Sansoz is a professor of mechanical engineering and materials science at The University of Vermont. He earned his BS degree in mechanical and aerospace engineering and MS degree in materials science and engineering from the École Nationale Supérieure de Mécanique et Aérotechnique in France in 1996, and a PhD degree in materials science and engineering from the École Nationale Supérieure des Mines de Paris in 2000. His research focuses on understanding the mechanics and physics of interface-dominated nanomaterials using materials theory, atomistic computer simulations, and nanoscale experiments. Sansoz received the NSF CAREER Award in 2008.
Jochen M. Schneider
RWTH Aachen University, Germany; email schneider@mch.rwth-aachen.de.
Schneider is a professor of materials chemistry at RWTH Aachen University. He received his PhD degree in surface engineering from Hull University, UK. His research interests include the materials science of thin films grown by plasma-assisted vapor deposition. He was awarded the Sofya Kovalevskaya Prize by the Alexander von Humboldt Foundation for excellence in thin-film materials science research, and was named a Fellow of AVS in 2013 and Max Planck in 2015.
Haiyan Wang
Department of Electrical and Computer Engineering, Texas A&M University, USA; tel. 979-845-5082; and email wangh@ece.tamu.edu.
Wang is a full professor in the Department of Electrical and Computer Engineering at Texas A&M University. She received her PhD degree from North Carolina State University in 2002. She was promoted to associate professor and full professor at Texas A&M in 2010 and 2014, respectively. Wang has received several awards, including becoming an ACerS Fellow in 2015, an ASM Fellow in 2014, and the TAMEST O’Donnell Award in 2015.
Jiangwei Wang
Center of Electron Microscopy, School of Materials Science and Engineering, Zhejiang University, China; email jiangwei_wang@zju.edu.cn.
Wang joined the faculty of the Center of Electron Microscopy, School of Materials Science and Engineering at Zhejiang University in 2016. He received his PhD degree from the University of Pittsburgh in 2014. His research interests include nanomechanics, in situ characterization of energy-storage materials, and in situ TEM technique. Wang received the MRS Graduate Student Silver Award at the 2014 MRS Spring Meeting and co-organized a seminar at the 2016 TMS Annual Meeting & Exhibition.
Y. Morris Wang
Lawrence Livermore National Laboratory, USA; email wang35@llnl.gov.
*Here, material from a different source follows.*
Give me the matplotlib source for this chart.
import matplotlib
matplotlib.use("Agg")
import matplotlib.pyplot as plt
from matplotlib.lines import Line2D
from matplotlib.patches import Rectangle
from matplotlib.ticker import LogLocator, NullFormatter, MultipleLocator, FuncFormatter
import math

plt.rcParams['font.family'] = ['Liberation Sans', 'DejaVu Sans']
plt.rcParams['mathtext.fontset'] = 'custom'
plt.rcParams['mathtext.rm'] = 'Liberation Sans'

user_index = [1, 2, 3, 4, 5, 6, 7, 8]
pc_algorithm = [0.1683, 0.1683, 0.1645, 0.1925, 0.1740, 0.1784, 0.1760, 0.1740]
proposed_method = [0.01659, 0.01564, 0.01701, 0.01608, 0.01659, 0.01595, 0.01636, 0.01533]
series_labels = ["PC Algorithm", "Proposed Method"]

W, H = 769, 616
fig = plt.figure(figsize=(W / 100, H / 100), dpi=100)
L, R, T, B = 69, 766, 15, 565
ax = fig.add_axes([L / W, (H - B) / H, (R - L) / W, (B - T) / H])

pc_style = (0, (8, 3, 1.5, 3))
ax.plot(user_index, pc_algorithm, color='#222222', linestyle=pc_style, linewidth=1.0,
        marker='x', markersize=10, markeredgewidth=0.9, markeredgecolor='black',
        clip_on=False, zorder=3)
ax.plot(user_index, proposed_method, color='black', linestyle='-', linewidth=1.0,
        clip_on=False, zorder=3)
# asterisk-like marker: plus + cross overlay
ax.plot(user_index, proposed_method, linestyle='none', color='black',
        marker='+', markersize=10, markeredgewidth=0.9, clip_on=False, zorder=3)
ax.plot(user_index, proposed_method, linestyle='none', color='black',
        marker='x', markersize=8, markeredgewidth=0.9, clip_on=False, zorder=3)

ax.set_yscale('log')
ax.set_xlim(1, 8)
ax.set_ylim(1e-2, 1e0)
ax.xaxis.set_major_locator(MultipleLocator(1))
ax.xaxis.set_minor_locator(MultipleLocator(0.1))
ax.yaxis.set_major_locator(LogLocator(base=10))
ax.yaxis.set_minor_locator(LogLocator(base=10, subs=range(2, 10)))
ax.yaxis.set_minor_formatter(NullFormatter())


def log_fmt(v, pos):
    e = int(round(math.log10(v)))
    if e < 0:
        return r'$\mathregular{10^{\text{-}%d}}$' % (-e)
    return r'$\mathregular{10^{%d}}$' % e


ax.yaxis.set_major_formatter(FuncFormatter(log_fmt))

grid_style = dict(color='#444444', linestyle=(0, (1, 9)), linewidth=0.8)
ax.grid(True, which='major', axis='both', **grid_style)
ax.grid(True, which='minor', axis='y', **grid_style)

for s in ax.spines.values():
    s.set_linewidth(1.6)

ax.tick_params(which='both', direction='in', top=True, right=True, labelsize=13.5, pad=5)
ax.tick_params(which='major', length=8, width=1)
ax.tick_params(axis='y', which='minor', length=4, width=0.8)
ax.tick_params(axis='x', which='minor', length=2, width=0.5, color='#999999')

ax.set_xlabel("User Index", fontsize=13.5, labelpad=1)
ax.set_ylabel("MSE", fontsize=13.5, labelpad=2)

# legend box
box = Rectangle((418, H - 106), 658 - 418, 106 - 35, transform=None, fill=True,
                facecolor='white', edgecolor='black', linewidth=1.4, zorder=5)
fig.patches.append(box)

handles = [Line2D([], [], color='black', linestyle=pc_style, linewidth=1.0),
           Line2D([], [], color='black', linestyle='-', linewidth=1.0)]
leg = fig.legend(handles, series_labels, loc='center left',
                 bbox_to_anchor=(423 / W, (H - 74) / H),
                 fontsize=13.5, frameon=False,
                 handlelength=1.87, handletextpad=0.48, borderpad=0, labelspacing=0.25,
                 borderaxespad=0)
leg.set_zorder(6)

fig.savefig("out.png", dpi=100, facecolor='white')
Wang is a staff scientist at Lawrence Livermore National Laboratory and a founding member of the Nanoscale Synthesis and Characterization Lab. He received two master’s degrees and his PhD degree in 2003 from Johns Hopkins University. His current research interests include mechanical behavior of nanostructured metals, additive manufacturing, lithium-ion batteries, energy conversion, and fusion targets. Wang is an APS Fellow, and is a recipient of the Harold Graboske Jr. Fellowship and the Nano 50 Innovator Award.
James Wittig
Vanderbilt University, USA; email j.wittig@vanderbilt.edu.
Wittig has been on the faculty at Vanderbilt University since 1987, and is currently the director of the Electron Optics Laboratory in the Vanderbilt Institute for Nanoscale Science and Engineering. He received his PhD degree in materials science and engineering from Stanford University in 1985. Between 1985 and 1987, he worked at Max-Planck-Institut für Eisenforschung (Max Planck Institute for Iron Research), Germany. Wittig’s research includes studying the deformation mechanisms in metal alloys using transmission electron microscopy.
Peidong Wu
Department of Mechanical Engineering, McMaster University, Canada; tel. 1-905-525-9140 (x20092); and email peidong@mcmaster.ca.
Wu is a professor in the Department of Mechanical Engineering at McMaster University. He received his BSc degree from Zhejiang University, MSc degree from China University of Mining and Technology, and PhD degree from Delft University of Technology. His research interests focus on constitutive modeling of large-strain behavior of engineering materials.
Ting Zhu
George W. Woodruff School of Mechanical Engineering, Georgia Institute of Technology, USA; tel. 404-894-6597; and email ting.zhu@me.gatech.edu.
Zhu is a professor in the George W. Woodruff School of Mechanical Engineering at the Georgia Institute of Technology (Georgia Tech). He received his PhD degree in mechanical engineering from the Massachusetts Institute of Technology in 2004. He worked as a postdoc at Harvard University before joining Georgia Tech in 2005. His research is focused on mechanics and materials modeling. He received the ASME Sia Nemat-Nasser Early Career Award in 2013 and the Young Investigator Medal from the Society of Engineering Science in 2014. Zhu is an ASME Fellow.